Formation of a series of chimney-ladder compounds in the Ru-Re-Si system

Rhenium-alloyed ruthenium sesquisilicide alloys have been prepared over the wide composition range Ru_1-δRe_δSi_1.5, 0 {less-than or slanted equal to} δ {less-than or slanted equal to} 0.85. The phase relationships of these alloys have been investigated using X-ray powder diffraction, scanning electron microscopy and transmission electron microscopy.
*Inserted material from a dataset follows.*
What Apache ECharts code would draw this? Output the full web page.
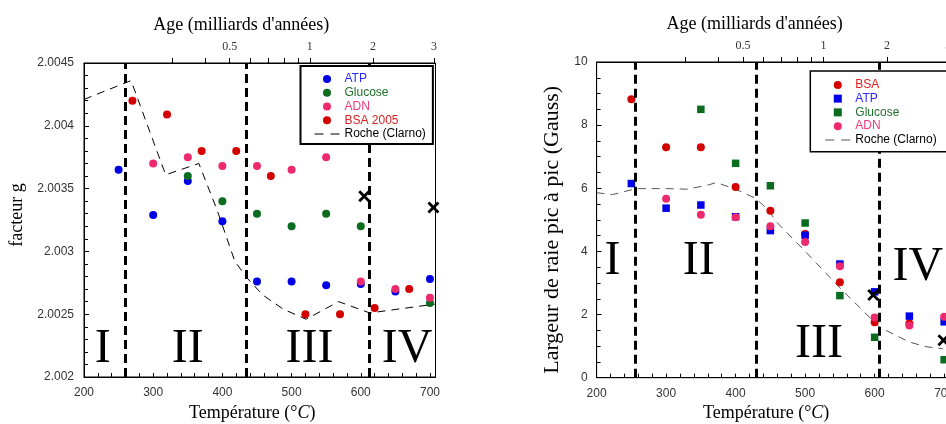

Alloys with δ {greater than or slanted equal to} 0.03 are multi-phase, composed of a series of (Ru,Re)Si_y chimney-ladder phases with compositions of Ru_1-xRe_xSi_{1.5386+0.1783x} (0.14 {less-than or slanted equal to} x {less-than or slanted equal to} 0.76) and B20-type monosilicide (Ru,Re)Si as a secondary phase. These chimney-ladder structures are considered to form to stabilize the high-temperature Ru₂Si₃ chimney-ladder phase through the substitution of Ru with Re. The solubility limit of Re in a series of chimney-ladder phases is as large as 76% Re (x = 0.76) and the Si/(Ru + Re) ratio of the chimney-ladder phases increases with increasing Re content. The observed deviation of the chimney-ladder structure from the idealized composition and the possibility of adjusting the semiconducting properties of these chimney-ladder structures are discussed in terms of the valence electron concentration per metal atom.